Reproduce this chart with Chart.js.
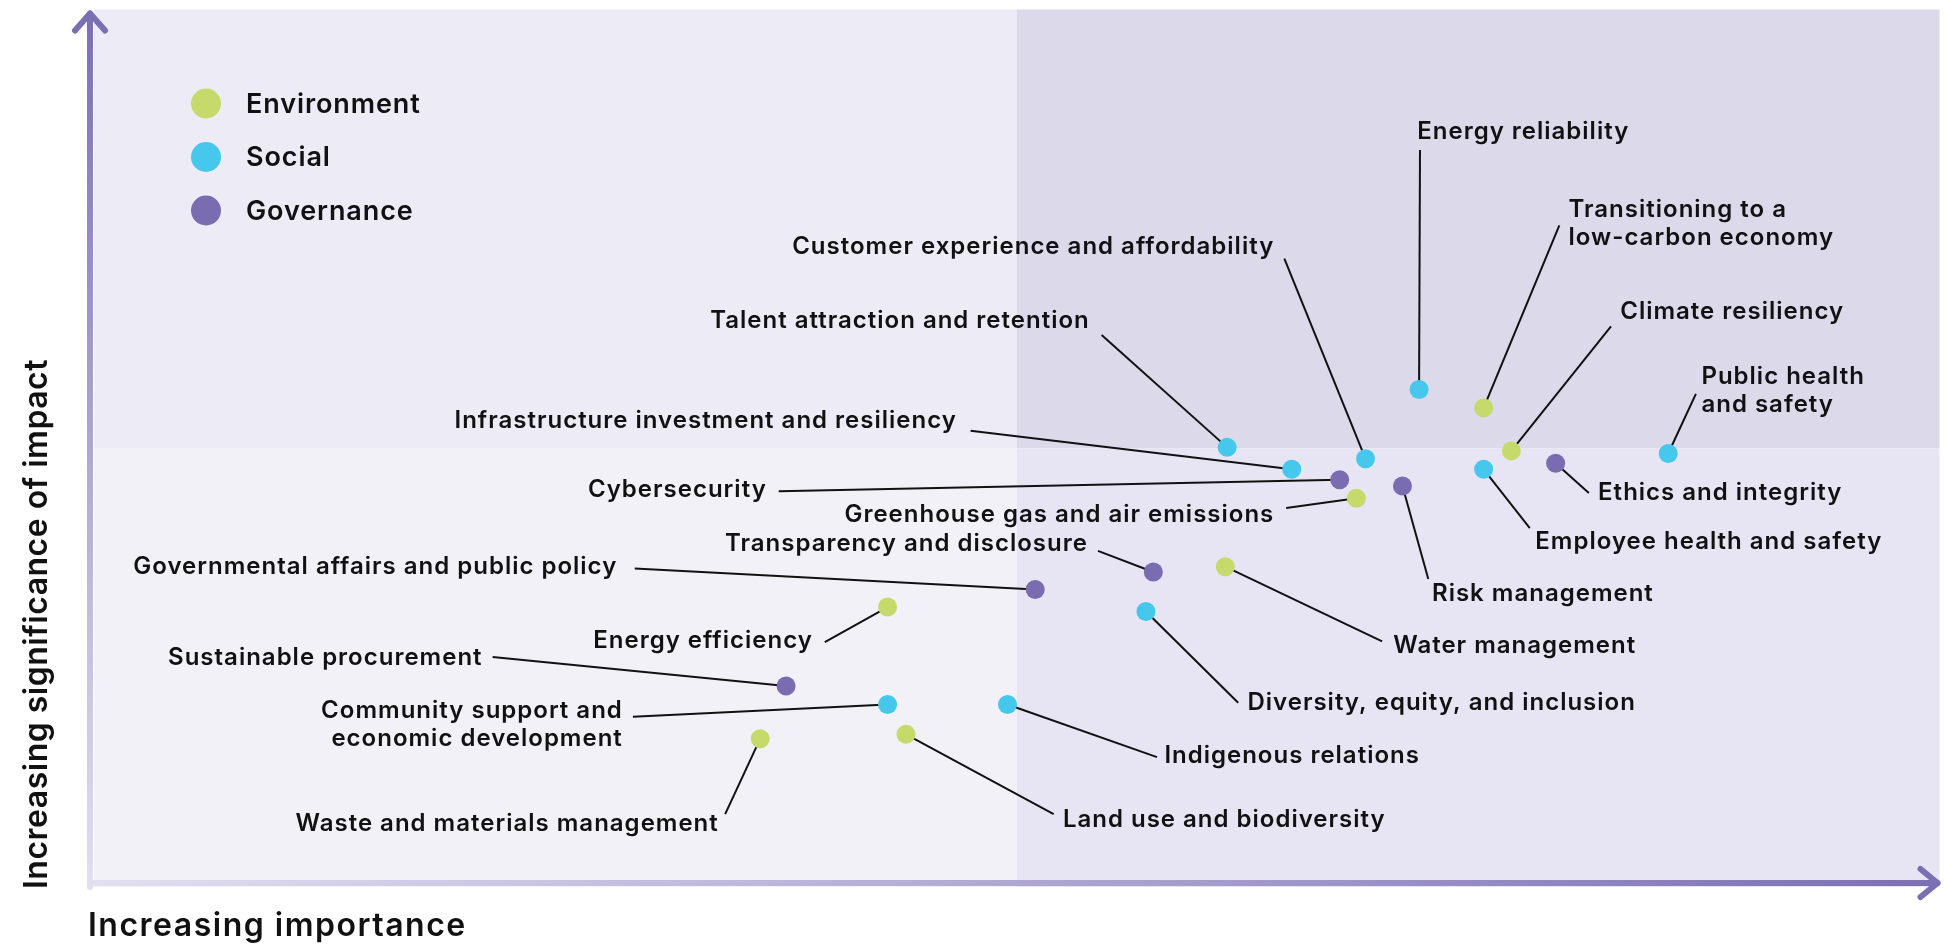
<!DOCTYPE html>
<html>
<head>
<meta charset="utf-8">
<script src="https://cdn.jsdelivr.net/npm/chart.js@4.4.1/dist/chart.umd.min.js"></script>
<style>
  html, body { margin: 0; padding: 0; background: #fff; }
</style>
</head>
<body>
<canvas id="matrix" width="1949" height="950"></canvas>
<script>
// materiality topics (0-100 on both axes, 50 = quadrant split)
const topics = [
    'Energy reliability',
    'Transitioning to a low-carbon economy',
    'Climate resiliency',
    'Public health and safety',
    'Ethics and integrity',
    'Employee health and safety',
    'Risk management',
    'Water management',
    'Diversity, equity, and inclusion',
    'Indigenous relations',
    'Land use and biodiversity',
    'Waste and materials management',
    'Community support and economic development',
    'Sustainable procurement',
    'Energy efficiency',
    'Governmental affairs and public policy',
    'Transparency and disclosure',
    'Greenhouse gas and air emissions',
    'Cybersecurity',
    'Infrastructure investment and resiliency',
    'Talent attraction and retention',
    'Customer experience and affordability'
];
const pillar = [
    'Social', 'Environment', 'Environment', 'Social', 'Governance', 'Social',
    'Governance', 'Environment', 'Social', 'Social', 'Environment', 'Environment',
    'Social', 'Governance', 'Environment', 'Governance', 'Governance', 'Environment',
    'Governance', 'Social', 'Social', 'Social'
];
const importance = [71.8, 75.3, 76.8, 85.3, 79.2, 75.3, 70.9, 61.3, 57.0, 49.5, 44.0, 36.1, 43.0, 37.5, 43.0, 51.0, 57.4, 68.4, 67.5, 64.9, 61.4, 68.9];
const impact = [56.7, 54.6, 49.7, 49.4, 48.3, 47.6, 45.7, 36.5, 31.4, 20.8, 17.4, 16.9, 20.8, 22.9, 31.9, 33.9, 35.9, 44.3, 46.4, 47.6, 50.1, 48.8];

const pillars = ['Environment', 'Social', 'Governance'];
const pillarColors = { Environment: '#c5da6a', Social: '#46c7ec', Governance: '#7a6cb0' };

// where each label sits (axis units), alignment, line break, leader start
const labelSpots = [
    { x: 71.7, y: 86.1, align: 'left', lx: 71.85, ly: 84.0 },
    { x: 79.9, y: 77.2, align: 'left', br: 3, lx: 79.4, ly: 75.4 },
    { x: 82.7, y: 65.6, align: 'left', lx: 82.2, ly: 63.9 },
    { x: 87.1, y: 58.1, align: 'left', br: 2, lx: 86.8, ly: 56.2 },
    { x: 81.5, y: 44.9, align: 'left', lx: 81.0, ly: 44.9 },
    { x: 78.1, y: 39.3, align: 'left', lx: 77.8, ly: 40.9 },
    { x: 72.5, y: 33.4, align: 'left', lx: 72.3, ly: 35.1 },
    { x: 70.4, y: 27.5, align: 'left', lx: 69.8, ly: 28.0 },
    { x: 62.5, y: 21.0, align: 'left', lx: 62.0, ly: 21.0 },
    { x: 58.0, y: 14.9, align: 'left', lx: 57.6, ly: 14.8 },
    { x: 52.5, y: 7.7, align: 'left', lx: 52.0, ly: 8.3 },
    { x: 33.8, y: 7.2, align: 'right', lx: 34.2, ly: 8.3 },
    { x: 28.6, y: 20.1, align: 'right', br: 3, lx: 29.2, ly: 19.4 },
    { x: 21.0, y: 26.1, align: 'right', lx: 21.6, ly: 26.2 },
    { x: 38.9, y: 28.1, align: 'right', lx: 39.6, ly: 27.9 },
    { x: 28.3, y: 36.5, align: 'right', lx: 29.3, ly: 36.3 },
    { x: 53.8, y: 39.1, align: 'right', lx: 54.4, ly: 38.3 },
    { x: 63.9, y: 42.4, align: 'right', lx: 64.6, ly: 43.2 },
    { x: 36.4, y: 45.3, align: 'right', lx: 37.1, ly: 45.1 },
    { x: 46.7, y: 53.1, align: 'right', lx: 47.5, ly: 52.0 },
    { x: 53.9, y: 64.5, align: 'right', lx: 54.6, ly: 62.9 },
    { x: 63.9, y: 73.0, align: 'right', lx: 64.5, ly: 71.6 }
];

const FONT = 'Inter, "Open Sans", sans-serif';
const ARROW = '#7b6fb3';
const ARROW_PALE = '#e2dff0';

function splitLines(name, br) {
    if (!br) return [name];
    const words = name.split(' ');
    return [words.slice(0, br).join(' '), words.slice(br).join(' ')];
}

// canvas letterSpacing adds space after the last glyph too; shift right-aligned text back
function drawText(ctx, text, x, y, align, spacing) {
    ctx.textAlign = align;
    ctx.fillText(text, align === 'right' ? x + spacing : x, y);
}

function drawArrowHead(ctx, tx, ty, dx, dy) {
    ctx.beginPath();
    ctx.moveTo(tx + dx[0], ty + dy[0]);
    ctx.lineTo(tx, ty);
    ctx.lineTo(tx + dx[1], ty + dy[1]);
    ctx.stroke();
}

const matrixPlugin = {
    id: 'matrix',
    beforeDatasetsDraw(chart) {
        const { ctx, chartArea: a, scales: { x, y } } = chart;
        const mx = x.getPixelForValue(50), my = y.getPixelForValue(50);
        ctx.save();
        ctx.fillStyle = '#edebf5';
        ctx.fillRect(a.left, a.top, mx - a.left, my - a.top);
        ctx.fillStyle = '#dcd9eb';
        ctx.fillRect(mx, a.top, a.right - mx, my - a.top);
        ctx.fillStyle = '#f2f1f8';
        ctx.fillRect(a.left, my, mx - a.left, a.bottom - my);
        ctx.fillStyle = '#e7e5f3';
        ctx.fillRect(mx, my, a.right - mx, a.bottom - my);

        // leader lines
        ctx.strokeStyle = '#111';
        ctx.lineWidth = 2;
        labelSpots.forEach((s, i) => {
            ctx.beginPath();
            ctx.moveTo(x.getPixelForValue(s.lx), y.getPixelForValue(s.ly));
            ctx.lineTo(x.getPixelForValue(importance[i]), y.getPixelForValue(impact[i]));
            ctx.stroke();
        });
        ctx.restore();
    },
    afterDatasetsDraw(chart) {
        const { ctx, scales: { x, y } } = chart;
        ctx.save();
        ctx.fillStyle = '#111';
        ctx.font = `600 24px ${FONT}`;
        ctx.letterSpacing = '1px';
        ctx.textBaseline = 'middle';
        labelSpots.forEach((s, i) => {
            const px = x.getPixelForValue(s.x), py = y.getPixelForValue(s.y);
            splitLines(topics[i], s.br).forEach((line, k) => drawText(ctx, line, px, py + k * 28, s.align, 1));
        });
        ctx.restore();
    },
    afterDraw(chart) {
        const { ctx, chartArea: a } = chart;
        ctx.save();
        ctx.lineWidth = 6;
        ctx.lineCap = 'round';
        ctx.lineJoin = 'round';

        // vertical axis arrow
        const ax = a.left - 4;
        let g = ctx.createLinearGradient(0, a.top, 0, a.bottom);
        g.addColorStop(0, ARROW);
        g.addColorStop(1, ARROW_PALE);
        ctx.strokeStyle = g;
        ctx.beginPath();
        ctx.moveTo(ax, a.bottom);
        ctx.lineTo(ax, a.top + 4);
        ctx.stroke();
        ctx.strokeStyle = ARROW;
        drawArrowHead(ctx, ax, a.top + 4, [-15, 15], [17, 17]);

        // horizontal axis arrow
        const ay = a.bottom - 4;
        g = ctx.createLinearGradient(a.left, 0, a.right, 0);
        g.addColorStop(0, ARROW_PALE);
        g.addColorStop(1, ARROW);
        ctx.strokeStyle = g;
        ctx.beginPath();
        ctx.moveTo(ax, ay);
        ctx.lineTo(a.right - 2, ay);
        ctx.stroke();
        ctx.strokeStyle = ARROW;
        drawArrowHead(ctx, a.right - 2, ay, [-17, -17], [-14, 14]);

        // axis titles
        ctx.fillStyle = '#111';
        ctx.font = `600 32px ${FONT}`;
        ctx.letterSpacing = '1.5px';
        ctx.textBaseline = 'middle';
        ctx.textAlign = 'left';
        ctx.fillText('Increasing importance', a.left - 6, a.bottom + 39);
        ctx.letterSpacing = '0.5px';
        ctx.save();
        ctx.translate(37, a.bottom + 2);
        ctx.rotate(-Math.PI / 2);
        ctx.fillText('Increasing significance of impact', 0, 0);
        ctx.restore();

        // legend
        ctx.font = `600 27px ${FONT}`;
        ctx.letterSpacing = '0.9px';
        chart.data.datasets.forEach((ds, i) => {
            const cy = a.top + 94 + i * 53.5;
            ctx.fillStyle = ds.backgroundColor;
            ctx.beginPath();
            ctx.arc(a.left + 112, cy, 15, 0, Math.PI * 2);
            ctx.fill();
            ctx.fillStyle = '#111';
            ctx.fillText(ds.label, a.left + 152, cy + 1);
        });
        ctx.restore();
    }
};

const datasets = pillars.map(p => ({
    label: p,
    data: topics.map((t, i) => ({ x: importance[i], y: impact[i], name: t })).filter((d, i) => pillar[i] === p),
    backgroundColor: pillarColors[p],
    borderWidth: 0,
    pointRadius: 9.5,
    pointHoverRadius: 9.5
}));

new Chart(document.getElementById('matrix').getContext('2d'), {
    type: 'scatter',
    data: { datasets },
    options: {
        responsive: false,
        animation: false,
        devicePixelRatio: 1,
        layout: { padding: { left: 94, top: 9, right: 8, bottom: 63 } },
        scales: {
            x: { display: false, min: 0, max: 100 },
            y: { display: false, min: 0, max: 100 }
        },
        plugins: { legend: { display: false }, tooltip: { enabled: false } }
    },
    plugins: [matrixPlugin]
});
</script>
</body>
</html>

Requirements =
Pictures are excluded; extract exactly the lines from the start of the data through the line that holds "Social: '#46c7ec', Governance: '#7a6cb0'", both ends included.

Answer to this problem =
Reproduce this chart with Chart.js.
<!DOCTYPE html>
<html>
<head>
<meta charset="utf-8">
<script src="https://cdn.jsdelivr.net/npm/chart.js@4.4.1/dist/chart.umd.min.js"></script>
<style>
  html, body { margin: 0; padding: 0; background: #fff; }
</style>
</head>
<body>
<canvas id="matrix" width="1949" height="950"></canvas>
<script>
// materiality topics (0-100 on both axes, 50 = quadrant split)
const topics = [
    'Energy reliability',
    'Transitioning to a low-carbon economy',
    'Climate resiliency',
    'Public health and safety',
    'Ethics and integrity',
    'Employee health and safety',
    'Risk management',
    'Water management',
    'Diversity, equity, and inclusion',
    'Indigenous relations',
    'Land use and biodiversity',
    'Waste and materials management',
    'Community support and economic development',
    'Sustainable procurement',
    'Energy efficiency',
    'Governmental affairs and public policy',
    'Transparency and disclosure',
    'Greenhouse gas and air emissions',
    'Cybersecurity',
    'Infrastructure investment and resiliency',
    'Talent attraction and retention',
    'Customer experience and affordability'
];
const pillar = [
    'Social', 'Environment', 'Environment', 'Social', 'Governance', 'Social',
    'Governance', 'Environment', 'Social', 'Social', 'Environment', 'Environment',
    'Social', 'Governance', 'Environment', 'Governance', 'Governance', 'Environment',
    'Governance', 'Social', 'Social', 'Social'
];
const importance = [71.8, 75.3, 76.8, 85.3, 79.2, 75.3, 70.9, 61.3, 57.0, 49.5, 44.0, 36.1, 43.0, 37.5, 43.0, 51.0, 57.4, 68.4, 67.5, 64.9, 61.4, 68.9];
const impact = [56.7, 54.6, 49.7, 49.4, 48.3, 47.6, 45.7, 36.5, 31.4, 20.8, 17.4, 16.9, 20.8, 22.9, 31.9, 33.9, 35.9, 44.3, 46.4, 47.6, 50.1, 48.8];

const pillars = ['Environment', 'Social', 'Governance'];
const pillarColors = { Environment: '#c5da6a', Social: '#46c7ec', Governance: '#7a6cb0' };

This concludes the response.